■ **Task statement**: Omit all pictures and transcribe only the lines in the entries below that run from the line with "Reproduce this chart with seaborn" through the line with "import seaborn as sns".

■ **Items**:
•••

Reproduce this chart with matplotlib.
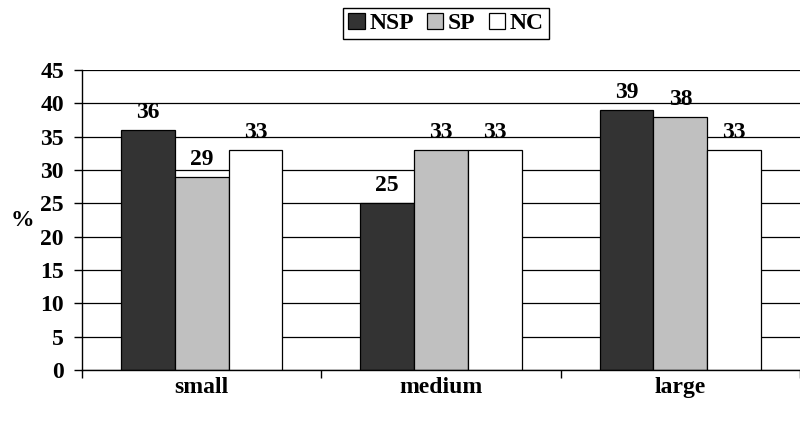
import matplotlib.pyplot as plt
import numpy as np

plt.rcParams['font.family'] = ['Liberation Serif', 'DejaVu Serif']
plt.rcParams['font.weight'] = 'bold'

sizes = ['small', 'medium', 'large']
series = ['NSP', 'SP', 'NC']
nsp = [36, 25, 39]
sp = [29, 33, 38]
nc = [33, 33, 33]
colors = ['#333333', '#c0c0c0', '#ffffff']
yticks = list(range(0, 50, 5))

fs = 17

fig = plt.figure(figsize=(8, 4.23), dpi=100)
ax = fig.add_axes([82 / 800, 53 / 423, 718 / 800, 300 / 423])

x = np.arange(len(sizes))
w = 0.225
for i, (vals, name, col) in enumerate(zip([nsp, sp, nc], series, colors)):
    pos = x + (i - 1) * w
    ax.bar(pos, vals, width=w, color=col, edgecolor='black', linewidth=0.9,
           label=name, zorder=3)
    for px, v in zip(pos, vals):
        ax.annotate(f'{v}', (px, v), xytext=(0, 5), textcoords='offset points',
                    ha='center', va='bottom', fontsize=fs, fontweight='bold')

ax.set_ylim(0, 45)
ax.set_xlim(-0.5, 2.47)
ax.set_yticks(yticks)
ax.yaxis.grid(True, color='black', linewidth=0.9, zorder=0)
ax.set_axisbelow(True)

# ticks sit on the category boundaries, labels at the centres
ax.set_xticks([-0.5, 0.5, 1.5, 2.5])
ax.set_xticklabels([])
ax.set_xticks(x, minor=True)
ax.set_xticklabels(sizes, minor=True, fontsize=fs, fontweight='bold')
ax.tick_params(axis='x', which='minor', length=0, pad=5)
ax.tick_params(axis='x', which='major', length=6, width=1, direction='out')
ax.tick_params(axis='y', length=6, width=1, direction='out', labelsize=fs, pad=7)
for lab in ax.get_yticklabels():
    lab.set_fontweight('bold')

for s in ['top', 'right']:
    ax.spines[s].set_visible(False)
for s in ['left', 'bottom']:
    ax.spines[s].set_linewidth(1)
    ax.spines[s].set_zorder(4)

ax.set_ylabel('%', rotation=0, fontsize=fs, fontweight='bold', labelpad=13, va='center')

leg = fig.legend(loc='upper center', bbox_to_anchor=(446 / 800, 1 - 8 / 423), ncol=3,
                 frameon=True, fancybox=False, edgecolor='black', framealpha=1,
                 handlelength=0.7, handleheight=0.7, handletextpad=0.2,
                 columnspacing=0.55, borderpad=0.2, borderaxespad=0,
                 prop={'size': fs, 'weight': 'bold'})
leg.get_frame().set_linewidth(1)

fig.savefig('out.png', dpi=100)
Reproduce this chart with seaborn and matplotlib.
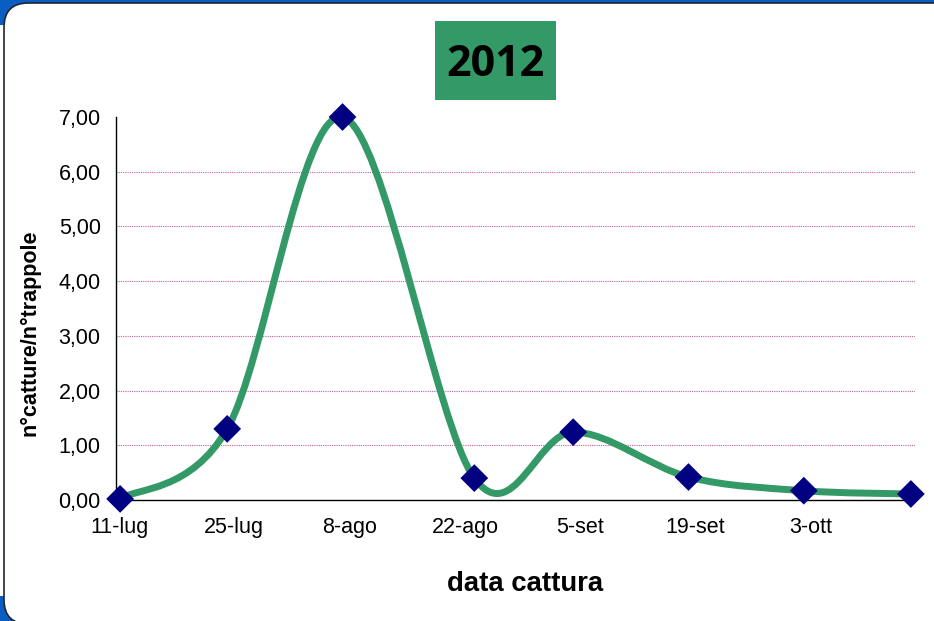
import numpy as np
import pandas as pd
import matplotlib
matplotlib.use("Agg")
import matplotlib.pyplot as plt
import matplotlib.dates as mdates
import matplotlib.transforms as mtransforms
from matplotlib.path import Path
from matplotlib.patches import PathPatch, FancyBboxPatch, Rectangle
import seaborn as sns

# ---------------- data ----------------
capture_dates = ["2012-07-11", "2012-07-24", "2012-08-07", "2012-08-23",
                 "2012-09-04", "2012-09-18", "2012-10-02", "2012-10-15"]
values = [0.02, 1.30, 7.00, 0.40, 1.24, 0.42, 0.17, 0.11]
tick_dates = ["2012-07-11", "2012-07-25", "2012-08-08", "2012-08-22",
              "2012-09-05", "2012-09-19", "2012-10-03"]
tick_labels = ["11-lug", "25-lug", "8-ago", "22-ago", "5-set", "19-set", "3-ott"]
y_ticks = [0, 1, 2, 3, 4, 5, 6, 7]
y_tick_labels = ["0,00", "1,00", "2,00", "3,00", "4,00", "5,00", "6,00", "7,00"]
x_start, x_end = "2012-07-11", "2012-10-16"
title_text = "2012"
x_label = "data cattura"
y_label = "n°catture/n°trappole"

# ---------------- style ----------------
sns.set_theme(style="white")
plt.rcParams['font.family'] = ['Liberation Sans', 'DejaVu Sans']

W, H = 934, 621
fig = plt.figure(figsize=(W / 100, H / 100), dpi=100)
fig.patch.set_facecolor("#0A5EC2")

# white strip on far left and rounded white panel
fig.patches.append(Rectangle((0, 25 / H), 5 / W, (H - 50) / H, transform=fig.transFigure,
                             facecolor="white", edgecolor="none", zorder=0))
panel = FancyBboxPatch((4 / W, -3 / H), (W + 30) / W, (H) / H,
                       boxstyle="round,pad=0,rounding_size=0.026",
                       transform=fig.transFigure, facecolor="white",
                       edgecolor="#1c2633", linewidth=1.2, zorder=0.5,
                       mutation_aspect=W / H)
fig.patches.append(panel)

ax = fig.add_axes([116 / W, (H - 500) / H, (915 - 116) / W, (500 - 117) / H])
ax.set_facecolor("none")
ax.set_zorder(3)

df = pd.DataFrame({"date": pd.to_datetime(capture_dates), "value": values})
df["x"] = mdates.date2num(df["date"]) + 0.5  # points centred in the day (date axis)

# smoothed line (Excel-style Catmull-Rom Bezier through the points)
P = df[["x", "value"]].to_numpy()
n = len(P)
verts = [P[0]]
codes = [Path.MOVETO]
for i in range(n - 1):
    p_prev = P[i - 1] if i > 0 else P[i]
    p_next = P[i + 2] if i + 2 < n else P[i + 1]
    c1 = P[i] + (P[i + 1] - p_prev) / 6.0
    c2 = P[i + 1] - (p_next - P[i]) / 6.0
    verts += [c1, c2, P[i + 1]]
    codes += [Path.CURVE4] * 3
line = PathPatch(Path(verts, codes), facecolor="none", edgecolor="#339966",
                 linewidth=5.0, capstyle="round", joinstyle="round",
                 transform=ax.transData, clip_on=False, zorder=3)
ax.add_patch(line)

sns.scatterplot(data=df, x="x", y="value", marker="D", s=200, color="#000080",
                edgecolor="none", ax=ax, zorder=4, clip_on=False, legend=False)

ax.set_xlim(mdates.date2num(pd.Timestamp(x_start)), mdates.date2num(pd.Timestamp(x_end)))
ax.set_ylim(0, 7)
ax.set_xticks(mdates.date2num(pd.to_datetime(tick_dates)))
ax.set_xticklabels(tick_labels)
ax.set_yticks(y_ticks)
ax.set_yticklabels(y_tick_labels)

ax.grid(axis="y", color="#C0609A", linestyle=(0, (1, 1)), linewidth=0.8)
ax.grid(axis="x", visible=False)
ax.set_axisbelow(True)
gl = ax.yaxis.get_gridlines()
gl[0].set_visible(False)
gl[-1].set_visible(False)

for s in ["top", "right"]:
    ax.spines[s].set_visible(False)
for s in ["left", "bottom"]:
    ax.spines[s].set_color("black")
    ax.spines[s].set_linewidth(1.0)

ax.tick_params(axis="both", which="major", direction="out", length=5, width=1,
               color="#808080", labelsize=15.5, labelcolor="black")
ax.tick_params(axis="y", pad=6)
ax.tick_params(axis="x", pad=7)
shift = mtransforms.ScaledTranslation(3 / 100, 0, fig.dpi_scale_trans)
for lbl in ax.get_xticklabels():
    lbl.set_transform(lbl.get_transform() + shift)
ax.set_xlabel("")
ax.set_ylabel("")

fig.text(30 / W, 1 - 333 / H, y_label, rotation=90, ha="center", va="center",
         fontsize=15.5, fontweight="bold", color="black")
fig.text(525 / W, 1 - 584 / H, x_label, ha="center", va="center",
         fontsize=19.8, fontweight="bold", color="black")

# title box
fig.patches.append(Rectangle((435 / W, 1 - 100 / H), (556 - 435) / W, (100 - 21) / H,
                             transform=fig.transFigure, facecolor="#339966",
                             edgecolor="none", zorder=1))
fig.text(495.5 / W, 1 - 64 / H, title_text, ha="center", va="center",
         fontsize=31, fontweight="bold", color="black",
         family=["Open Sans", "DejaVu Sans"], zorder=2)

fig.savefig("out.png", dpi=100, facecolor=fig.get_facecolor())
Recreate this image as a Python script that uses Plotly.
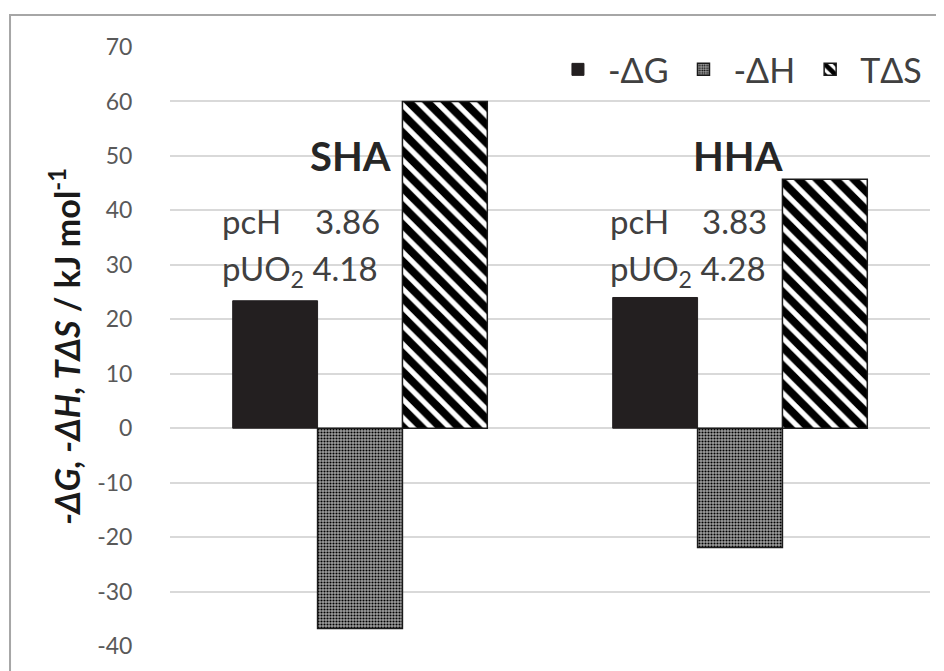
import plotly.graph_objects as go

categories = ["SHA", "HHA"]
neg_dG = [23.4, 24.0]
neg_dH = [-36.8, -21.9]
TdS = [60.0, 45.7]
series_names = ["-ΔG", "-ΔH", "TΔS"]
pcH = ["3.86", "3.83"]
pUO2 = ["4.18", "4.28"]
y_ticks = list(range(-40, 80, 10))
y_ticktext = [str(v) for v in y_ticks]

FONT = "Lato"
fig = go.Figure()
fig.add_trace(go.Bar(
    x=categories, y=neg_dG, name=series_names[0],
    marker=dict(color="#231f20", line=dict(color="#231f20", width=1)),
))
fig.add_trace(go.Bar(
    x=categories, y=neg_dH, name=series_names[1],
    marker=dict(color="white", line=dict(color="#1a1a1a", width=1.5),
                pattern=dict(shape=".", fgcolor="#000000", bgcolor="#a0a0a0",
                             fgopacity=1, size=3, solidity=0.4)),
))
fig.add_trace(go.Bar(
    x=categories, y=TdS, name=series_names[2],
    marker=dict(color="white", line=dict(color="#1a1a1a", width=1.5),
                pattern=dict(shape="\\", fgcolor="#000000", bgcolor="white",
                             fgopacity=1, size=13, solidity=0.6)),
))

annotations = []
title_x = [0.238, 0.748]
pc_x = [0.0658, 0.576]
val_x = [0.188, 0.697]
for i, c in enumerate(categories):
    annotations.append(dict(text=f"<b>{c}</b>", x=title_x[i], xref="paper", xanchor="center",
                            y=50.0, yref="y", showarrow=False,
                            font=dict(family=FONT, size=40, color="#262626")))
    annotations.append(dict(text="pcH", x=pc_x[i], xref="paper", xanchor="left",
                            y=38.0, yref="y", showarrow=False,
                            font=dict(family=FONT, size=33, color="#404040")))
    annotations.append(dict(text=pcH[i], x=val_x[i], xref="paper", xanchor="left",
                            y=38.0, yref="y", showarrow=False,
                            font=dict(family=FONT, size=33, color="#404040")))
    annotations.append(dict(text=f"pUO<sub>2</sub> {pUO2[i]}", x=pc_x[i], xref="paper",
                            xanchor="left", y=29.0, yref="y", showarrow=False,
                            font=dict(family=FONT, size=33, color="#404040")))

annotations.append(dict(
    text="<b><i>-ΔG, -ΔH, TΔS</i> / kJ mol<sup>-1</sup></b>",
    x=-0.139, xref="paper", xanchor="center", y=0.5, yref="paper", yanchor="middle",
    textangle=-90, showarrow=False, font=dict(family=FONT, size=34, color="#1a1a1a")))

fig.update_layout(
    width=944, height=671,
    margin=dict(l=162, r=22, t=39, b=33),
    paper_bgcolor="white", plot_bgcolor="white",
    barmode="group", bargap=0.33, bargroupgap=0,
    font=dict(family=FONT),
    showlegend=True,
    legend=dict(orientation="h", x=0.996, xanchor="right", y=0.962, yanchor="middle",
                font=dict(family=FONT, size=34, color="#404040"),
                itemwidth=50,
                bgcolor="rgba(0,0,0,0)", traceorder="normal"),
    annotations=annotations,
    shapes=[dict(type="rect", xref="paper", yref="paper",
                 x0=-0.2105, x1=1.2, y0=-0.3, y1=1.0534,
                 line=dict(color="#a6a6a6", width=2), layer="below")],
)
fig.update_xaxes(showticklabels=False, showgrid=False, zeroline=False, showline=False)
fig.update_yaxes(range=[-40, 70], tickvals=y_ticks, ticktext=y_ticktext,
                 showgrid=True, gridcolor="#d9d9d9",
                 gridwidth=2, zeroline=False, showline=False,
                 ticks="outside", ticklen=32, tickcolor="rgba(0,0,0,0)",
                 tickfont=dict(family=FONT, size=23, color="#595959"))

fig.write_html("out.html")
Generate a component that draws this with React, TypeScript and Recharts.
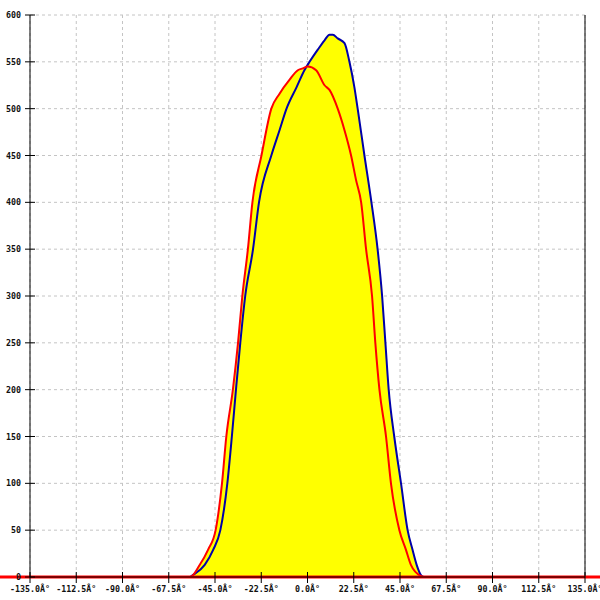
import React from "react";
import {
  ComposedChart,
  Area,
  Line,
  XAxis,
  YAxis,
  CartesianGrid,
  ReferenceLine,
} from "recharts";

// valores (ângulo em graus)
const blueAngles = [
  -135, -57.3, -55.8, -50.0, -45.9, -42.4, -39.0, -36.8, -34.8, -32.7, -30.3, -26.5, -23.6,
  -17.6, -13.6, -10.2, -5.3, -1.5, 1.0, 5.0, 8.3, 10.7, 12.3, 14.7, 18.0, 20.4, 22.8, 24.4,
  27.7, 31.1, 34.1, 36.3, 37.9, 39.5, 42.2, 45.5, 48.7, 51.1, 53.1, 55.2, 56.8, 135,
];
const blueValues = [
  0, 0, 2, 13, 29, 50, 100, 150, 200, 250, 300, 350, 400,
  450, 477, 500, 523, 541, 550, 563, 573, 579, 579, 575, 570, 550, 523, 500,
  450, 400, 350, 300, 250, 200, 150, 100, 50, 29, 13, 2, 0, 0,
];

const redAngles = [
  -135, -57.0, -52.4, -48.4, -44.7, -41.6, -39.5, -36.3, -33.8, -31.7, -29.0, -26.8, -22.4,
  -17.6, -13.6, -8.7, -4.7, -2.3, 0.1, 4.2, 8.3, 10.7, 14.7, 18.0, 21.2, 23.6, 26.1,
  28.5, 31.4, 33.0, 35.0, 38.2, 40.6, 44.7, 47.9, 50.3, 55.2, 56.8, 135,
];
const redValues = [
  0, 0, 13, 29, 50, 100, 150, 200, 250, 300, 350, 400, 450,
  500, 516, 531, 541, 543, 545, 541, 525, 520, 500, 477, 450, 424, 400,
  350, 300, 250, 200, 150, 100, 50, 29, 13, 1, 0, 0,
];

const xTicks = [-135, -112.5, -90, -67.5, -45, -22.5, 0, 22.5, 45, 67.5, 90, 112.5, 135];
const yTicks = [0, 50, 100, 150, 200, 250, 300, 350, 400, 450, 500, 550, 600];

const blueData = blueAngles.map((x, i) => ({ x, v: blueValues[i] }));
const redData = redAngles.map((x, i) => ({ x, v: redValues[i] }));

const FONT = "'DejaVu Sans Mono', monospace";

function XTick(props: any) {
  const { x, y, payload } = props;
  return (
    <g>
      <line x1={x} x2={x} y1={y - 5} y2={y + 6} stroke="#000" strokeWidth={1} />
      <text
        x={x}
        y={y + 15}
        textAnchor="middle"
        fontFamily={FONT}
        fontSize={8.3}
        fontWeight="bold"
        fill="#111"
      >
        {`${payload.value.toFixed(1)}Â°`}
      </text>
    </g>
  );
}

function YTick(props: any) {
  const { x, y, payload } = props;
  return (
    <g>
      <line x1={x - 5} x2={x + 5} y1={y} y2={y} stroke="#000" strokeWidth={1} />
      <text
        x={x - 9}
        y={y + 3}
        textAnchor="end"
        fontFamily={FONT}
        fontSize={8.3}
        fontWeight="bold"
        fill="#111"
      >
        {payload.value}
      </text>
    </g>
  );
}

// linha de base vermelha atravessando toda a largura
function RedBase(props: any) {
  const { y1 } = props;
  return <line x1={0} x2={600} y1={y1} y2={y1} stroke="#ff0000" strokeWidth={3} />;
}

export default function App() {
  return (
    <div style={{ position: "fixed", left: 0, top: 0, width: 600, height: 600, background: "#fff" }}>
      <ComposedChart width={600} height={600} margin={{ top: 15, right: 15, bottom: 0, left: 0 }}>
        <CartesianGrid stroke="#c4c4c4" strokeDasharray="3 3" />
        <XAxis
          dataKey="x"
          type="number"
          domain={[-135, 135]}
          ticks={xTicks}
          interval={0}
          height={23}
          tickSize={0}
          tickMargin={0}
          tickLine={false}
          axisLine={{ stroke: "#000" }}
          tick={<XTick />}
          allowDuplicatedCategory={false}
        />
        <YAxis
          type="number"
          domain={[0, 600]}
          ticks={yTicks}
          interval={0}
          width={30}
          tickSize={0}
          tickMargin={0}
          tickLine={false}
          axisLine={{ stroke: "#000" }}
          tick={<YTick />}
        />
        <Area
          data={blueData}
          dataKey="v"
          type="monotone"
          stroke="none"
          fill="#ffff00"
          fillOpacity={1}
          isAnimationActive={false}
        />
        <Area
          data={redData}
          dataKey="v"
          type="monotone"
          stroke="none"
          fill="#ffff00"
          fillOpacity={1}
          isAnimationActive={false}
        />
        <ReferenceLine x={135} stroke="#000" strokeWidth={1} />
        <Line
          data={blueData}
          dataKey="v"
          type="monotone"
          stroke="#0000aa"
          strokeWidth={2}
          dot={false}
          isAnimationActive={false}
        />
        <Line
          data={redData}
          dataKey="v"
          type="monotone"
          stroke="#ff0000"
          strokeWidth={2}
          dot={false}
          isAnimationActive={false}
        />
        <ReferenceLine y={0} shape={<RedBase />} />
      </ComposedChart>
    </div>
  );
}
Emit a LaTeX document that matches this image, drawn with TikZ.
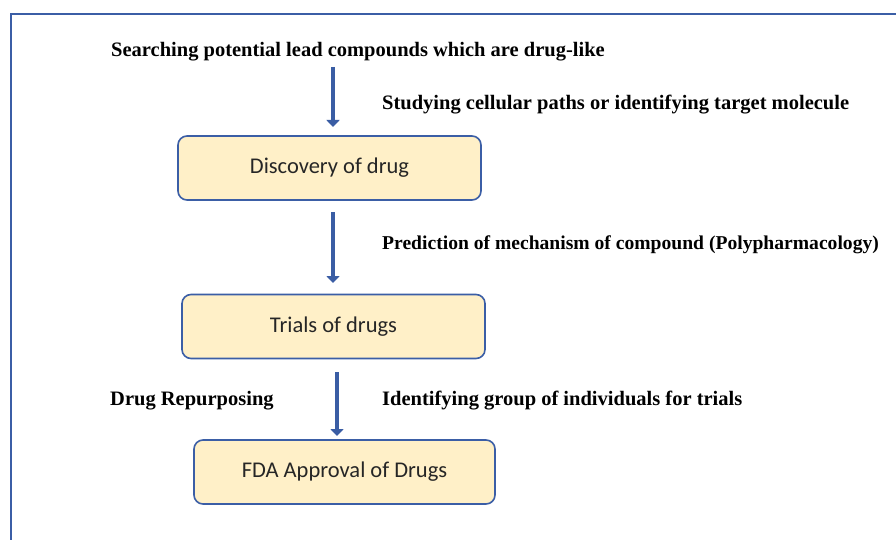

•••

■ **Exercise result**:
Reproduce this chart with seaborn and matplotlib.
import numpy as np
import pandas as pd
import matplotlib
matplotlib.use("Agg")
import matplotlib.pyplot as plt
import matplotlib.dates as mdates
import matplotlib.transforms as mtransforms
from matplotlib.path import Path
from matplotlib.patches import PathPatch, FancyBboxPatch, Rectangle
import seaborn as sns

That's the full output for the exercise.